(Directions) Set the data down again, exactly as it reads, but without the pictures.

(Given records)

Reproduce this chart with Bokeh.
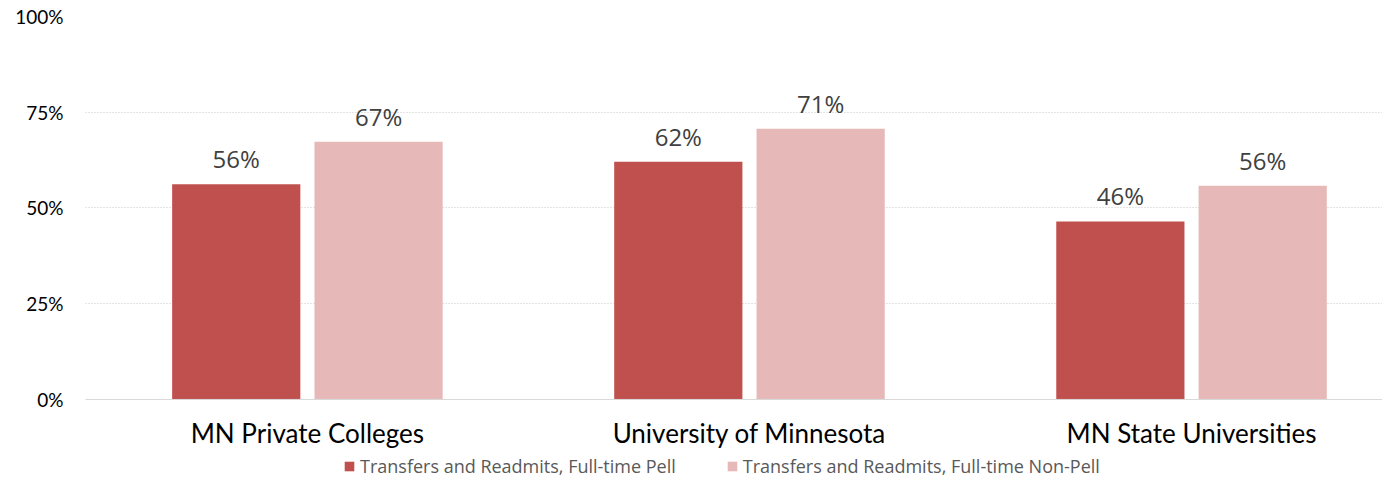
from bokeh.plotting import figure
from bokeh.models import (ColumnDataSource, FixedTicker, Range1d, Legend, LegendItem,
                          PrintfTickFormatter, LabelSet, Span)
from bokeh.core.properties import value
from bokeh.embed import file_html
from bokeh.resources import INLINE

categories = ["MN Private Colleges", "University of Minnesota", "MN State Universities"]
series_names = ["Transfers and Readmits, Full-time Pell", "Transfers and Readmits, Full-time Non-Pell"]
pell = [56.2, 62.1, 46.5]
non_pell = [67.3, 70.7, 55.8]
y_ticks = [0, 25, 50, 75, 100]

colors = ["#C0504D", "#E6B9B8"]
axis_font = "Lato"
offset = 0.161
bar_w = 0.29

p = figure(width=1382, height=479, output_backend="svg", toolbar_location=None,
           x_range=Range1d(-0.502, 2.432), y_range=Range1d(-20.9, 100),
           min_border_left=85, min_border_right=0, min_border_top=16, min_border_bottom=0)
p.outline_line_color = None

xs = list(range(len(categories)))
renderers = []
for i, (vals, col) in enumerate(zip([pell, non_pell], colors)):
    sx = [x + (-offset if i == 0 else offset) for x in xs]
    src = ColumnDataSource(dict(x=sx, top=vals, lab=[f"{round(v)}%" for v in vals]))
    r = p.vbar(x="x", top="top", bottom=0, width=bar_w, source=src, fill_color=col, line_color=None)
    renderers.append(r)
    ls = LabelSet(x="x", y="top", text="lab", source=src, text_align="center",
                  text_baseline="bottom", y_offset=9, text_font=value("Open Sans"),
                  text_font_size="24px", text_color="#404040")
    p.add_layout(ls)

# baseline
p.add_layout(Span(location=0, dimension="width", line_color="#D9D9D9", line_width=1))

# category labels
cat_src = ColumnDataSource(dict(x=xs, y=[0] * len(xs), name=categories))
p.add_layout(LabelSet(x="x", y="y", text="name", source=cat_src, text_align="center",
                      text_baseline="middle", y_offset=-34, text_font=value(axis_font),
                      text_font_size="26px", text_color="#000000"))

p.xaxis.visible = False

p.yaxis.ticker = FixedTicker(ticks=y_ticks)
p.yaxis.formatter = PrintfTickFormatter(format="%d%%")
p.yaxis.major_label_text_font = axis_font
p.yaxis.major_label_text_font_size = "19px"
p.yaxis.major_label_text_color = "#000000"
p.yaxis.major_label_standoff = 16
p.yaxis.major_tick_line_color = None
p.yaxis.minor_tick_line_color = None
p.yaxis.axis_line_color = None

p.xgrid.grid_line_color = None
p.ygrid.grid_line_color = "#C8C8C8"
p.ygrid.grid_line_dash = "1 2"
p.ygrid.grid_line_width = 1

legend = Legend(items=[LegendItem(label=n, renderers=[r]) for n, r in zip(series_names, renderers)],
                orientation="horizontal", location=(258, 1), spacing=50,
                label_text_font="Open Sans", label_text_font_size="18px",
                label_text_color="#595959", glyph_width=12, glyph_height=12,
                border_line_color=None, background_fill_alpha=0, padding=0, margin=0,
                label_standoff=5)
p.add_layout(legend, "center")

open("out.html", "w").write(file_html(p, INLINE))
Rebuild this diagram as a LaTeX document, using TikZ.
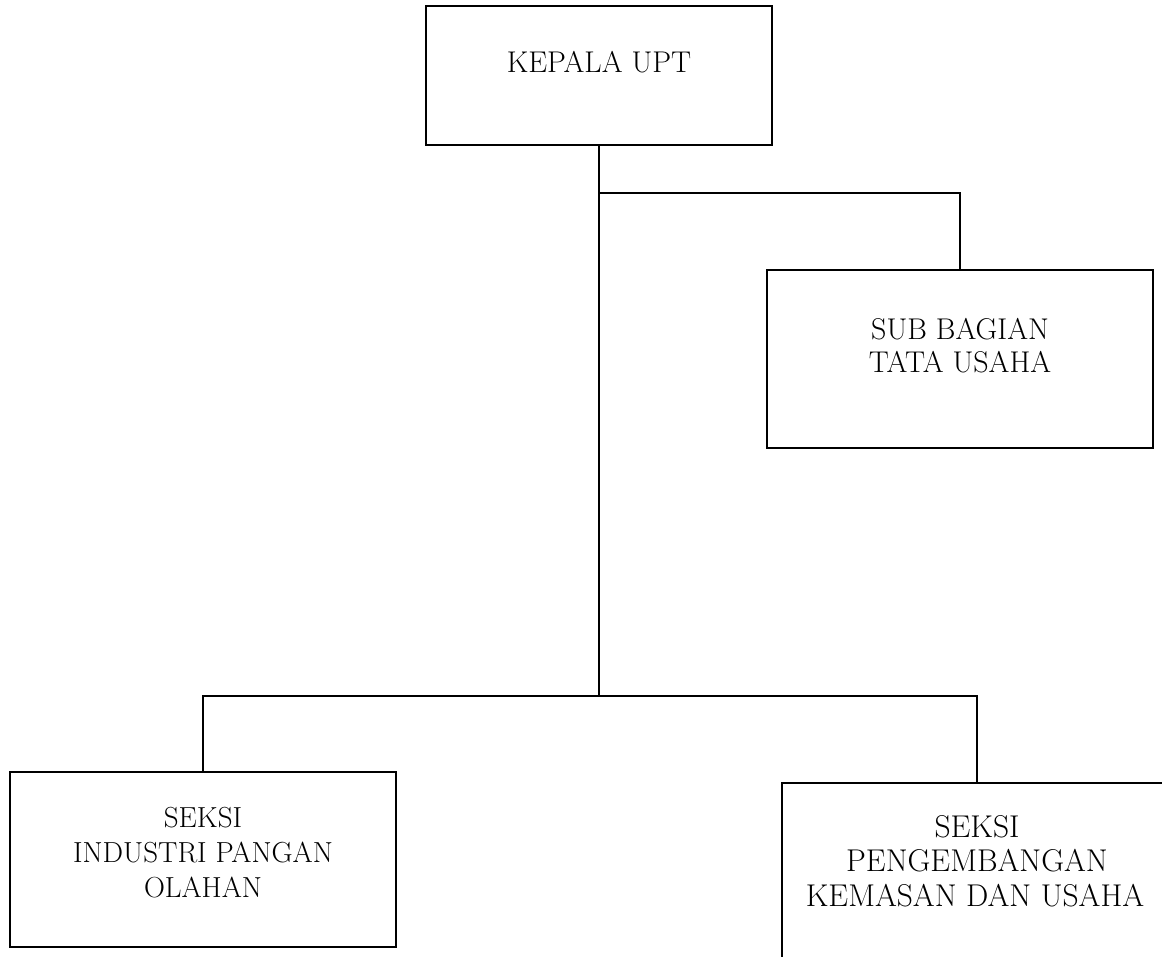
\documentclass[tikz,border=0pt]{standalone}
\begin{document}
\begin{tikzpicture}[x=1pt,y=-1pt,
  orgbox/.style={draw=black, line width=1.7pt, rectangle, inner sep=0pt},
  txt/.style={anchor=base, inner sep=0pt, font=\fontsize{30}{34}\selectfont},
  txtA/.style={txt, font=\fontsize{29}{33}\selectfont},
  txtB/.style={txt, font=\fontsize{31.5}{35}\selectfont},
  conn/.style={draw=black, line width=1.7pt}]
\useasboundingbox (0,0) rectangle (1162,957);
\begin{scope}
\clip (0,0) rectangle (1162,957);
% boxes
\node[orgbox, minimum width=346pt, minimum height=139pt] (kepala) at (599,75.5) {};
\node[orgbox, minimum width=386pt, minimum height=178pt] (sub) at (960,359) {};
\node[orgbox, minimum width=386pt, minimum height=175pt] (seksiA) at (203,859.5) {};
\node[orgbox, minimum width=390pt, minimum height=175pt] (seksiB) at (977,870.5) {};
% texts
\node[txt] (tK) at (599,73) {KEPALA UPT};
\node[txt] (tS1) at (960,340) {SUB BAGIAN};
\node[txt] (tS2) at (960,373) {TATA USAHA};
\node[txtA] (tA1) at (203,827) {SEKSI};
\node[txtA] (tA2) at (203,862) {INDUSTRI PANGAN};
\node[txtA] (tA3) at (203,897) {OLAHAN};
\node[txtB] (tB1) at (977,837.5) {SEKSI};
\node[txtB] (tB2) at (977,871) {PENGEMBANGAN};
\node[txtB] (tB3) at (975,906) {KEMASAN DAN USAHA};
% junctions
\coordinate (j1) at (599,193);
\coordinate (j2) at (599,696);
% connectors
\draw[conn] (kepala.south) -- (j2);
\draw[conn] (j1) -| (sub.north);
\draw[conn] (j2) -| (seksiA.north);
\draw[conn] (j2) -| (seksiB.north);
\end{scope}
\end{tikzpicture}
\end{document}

(Answer below)
Reproduce this chart with Bokeh.
from bokeh.plotting import figure
from bokeh.models import (ColumnDataSource, FixedTicker, Range1d, Legend, LegendItem,
                          PrintfTickFormatter, LabelSet, Span)
from bokeh.core.properties import value
from bokeh.embed import file_html
from bokeh.resources import INLINE

categories = ["MN Private Colleges", "University of Minnesota", "MN State Universities"]
series_names = ["Transfers and Readmits, Full-time Pell", "Transfers and Readmits, Full-time Non-Pell"]
pell = [56.2, 62.1, 46.5]
non_pell = [67.3, 70.7, 55.8]
y_ticks = [0, 25, 50, 75, 100]

colors = ["#C0504D", "#E6B9B8"]
axis_font = "Lato"
offset = 0.161
bar_w = 0.29

p = figure(width=1382, height=479, output_backend="svg", toolbar_location=None,
           x_range=Range1d(-0.502, 2.432), y_range=Range1d(-20.9, 100),
           min_border_left=85, min_border_right=0, min_border_top=16, min_border_bottom=0)
p.outline_line_color = None

xs = list(range(len(categories)))
renderers = []
for i, (vals, col) in enumerate(zip([pell, non_pell], colors)):
    sx = [x + (-offset if i == 0 else offset) for x in xs]
    src = ColumnDataSource(dict(x=sx, top=vals, lab=[f"{round(v)}%" for v in vals]))
    r = p.vbar(x="x", top="top", bottom=0, width=bar_w, source=src, fill_color=col, line_color=None)
    renderers.append(r)
    ls = LabelSet(x="x", y="top", text="lab", source=src, text_align="center",
                  text_baseline="bottom", y_offset=9, text_font=value("Open Sans"),
                  text_font_size="24px", text_color="#404040")
    p.add_layout(ls)

# baseline
p.add_layout(Span(location=0, dimension="width", line_color="#D9D9D9", line_width=1))

# category labels
cat_src = ColumnDataSource(dict(x=xs, y=[0] * len(xs), name=categories))
p.add_layout(LabelSet(x="x", y="y", text="name", source=cat_src, text_align="center",
                      text_baseline="middle", y_offset=-34, text_font=value(axis_font),
                      text_font_size="26px", text_color="#000000"))

p.xaxis.visible = False

p.yaxis.ticker = FixedTicker(ticks=y_ticks)
p.yaxis.formatter = PrintfTickFormatter(format="%d%%")
p.yaxis.major_label_text_font = axis_font
p.yaxis.major_label_text_font_size = "19px"
p.yaxis.major_label_text_color = "#000000"
p.yaxis.major_label_standoff = 16
p.yaxis.major_tick_line_color = None
p.yaxis.minor_tick_line_color = None
p.yaxis.axis_line_color = None

p.xgrid.grid_line_color = None
p.ygrid.grid_line_color = "#C8C8C8"
p.ygrid.grid_line_dash = "1 2"
p.ygrid.grid_line_width = 1

legend = Legend(items=[LegendItem(label=n, renderers=[r]) for n, r in zip(series_names, renderers)],
                orientation="horizontal", location=(258, 1), spacing=50,
                label_text_font="Open Sans", label_text_font_size="18px",
                label_text_color="#595959", glyph_width=12, glyph_height=12,
                border_line_color=None, background_fill_alpha=0, padding=0, margin=0,
                label_standoff=5)
p.add_layout(legend, "center")

open("out.html", "w").write(file_html(p, INLINE))
Rebuild this diagram as a LaTeX document, using TikZ.
\documentclass[tikz,border=0pt]{standalone}
\begin{document}
\begin{tikzpicture}[x=1pt,y=-1pt,
  orgbox/.style={draw=black, line width=1.7pt, rectangle, inner sep=0pt},
  txt/.style={anchor=base, inner sep=0pt, font=\fontsize{30}{34}\selectfont},
  txtA/.style={txt, font=\fontsize{29}{33}\selectfont},
  txtB/.style={txt, font=\fontsize{31.5}{35}\selectfont},
  conn/.style={draw=black, line width=1.7pt}]
\useasboundingbox (0,0) rectangle (1162,957);
\begin{scope}
\clip (0,0) rectangle (1162,957);
% boxes
\node[orgbox, minimum width=346pt, minimum height=139pt] (kepala) at (599,75.5) {};
\node[orgbox, minimum width=386pt, minimum height=178pt] (sub) at (960,359) {};
\node[orgbox, minimum width=386pt, minimum height=175pt] (seksiA) at (203,859.5) {};
\node[orgbox, minimum width=390pt, minimum height=175pt] (seksiB) at (977,870.5) {};
% texts
\node[txt] (tK) at (599,73) {KEPALA UPT};
\node[txt] (tS1) at (960,340) {SUB BAGIAN};
\node[txt] (tS2) at (960,373) {TATA USAHA};
\node[txtA] (tA1) at (203,827) {SEKSI};
\node[txtA] (tA2) at (203,862) {INDUSTRI PANGAN};
\node[txtA] (tA3) at (203,897) {OLAHAN};
\node[txtB] (tB1) at (977,837.5) {SEKSI};
\node[txtB] (tB2) at (977,871) {PENGEMBANGAN};
\node[txtB] (tB3) at (975,906) {KEMASAN DAN USAHA};
% junctions
\coordinate (j1) at (599,193);
\coordinate (j2) at (599,696);
% connectors
\draw[conn] (kepala.south) -- (j2);
\draw[conn] (j1) -| (sub.north);
\draw[conn] (j2) -| (seksiA.north);
\draw[conn] (j2) -| (seksiB.north);
\end{scope}
\end{tikzpicture}
\end{document}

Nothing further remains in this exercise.